Nine hours went by, but there was still no sign of Holly. They feared the worst.
“The area where she went missing — there’s a path and slope of grass, and then there’s a drop,” Nel said. “It’s about a 200- to 300-meter [656- to 985-foot] drop.”
If Holly was still alive, Nel couldn’t understand why they couldn’t find her — it would have been hard for Holly to leave that specific area of mountain without being carried down a ladder.
“It was just very strange that she was nowhere to be seen in that specific part of the mountain,” Nel said. “And it was New Year’s Day — it was very busy.”
Evening neared, but the team still didn’t give up. They searched for Holly until the sun set, and then they got busy putting up posters in the area.
“They [Holly’s owners] were very emotional,” Nel said. “They must have been absolutely devastated.”
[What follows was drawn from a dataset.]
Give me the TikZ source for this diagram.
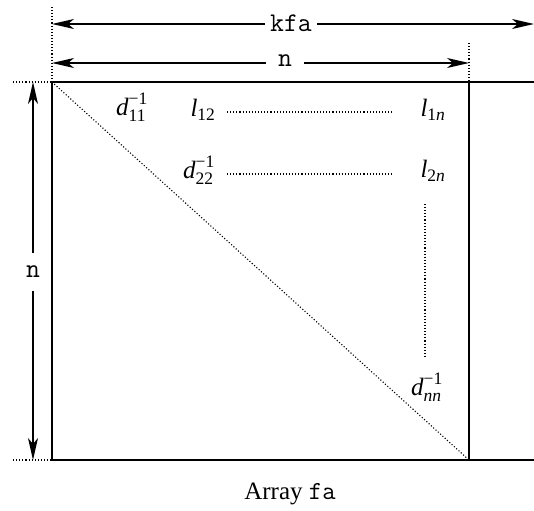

The next morning, everyone continued their search for Holly. This time, they had extra help — rangers from South African National Parks (SANParks) joined in, as well as a couple of professional rock climbers.
Hoch and Hayman kept searching too — they climbed all around the area where Holly had disappeared. Then, around 10 o’clock that morning, they finally got lucky.
“They took her favorite toy, which is a squeaky toy, and then they suddenly heard this crying,” Nel said. “And they looked up and they saw her little head 150 meters above them.”
But getting Holly was going to be difficult.
“She was stuck on a ledge that was very difficult to access from above, and even more difficult to access from below,” Nel said. “On that rock surface, there was a little piece of rock jutting out and there was a bush, and she had somehow landed on that.”
Since the terrain was so treacherous, the professional rock climbers had to be the ones to rescue Holly. “They went down and secured her in a harness to lower her down to the bottom,” Nel said.
When they came back with Holly in their arms, everyone was incredibly relieved, especially Holly herself.
“I was right there, and it was very emotional,” Nel said. “Lots of relief. Everybody was happy. There was a round of applause.”
Holly appeared unscathed, but Hoch and Hayman immediately took her to the vet for a checkup. She was also very thirsty. “She drank about three bowls of water, and in the car she drank another bowl of water,” Nel said. “So she was very dehydrated.”
And when Holly got back home, she immediately fell asleep.
“She passed out and started to snore, and stayed asleep until late morning the next day,” Nel said. “And she’s been sleeping ever since. She was very relieved to be home. She’s a dear little dog.”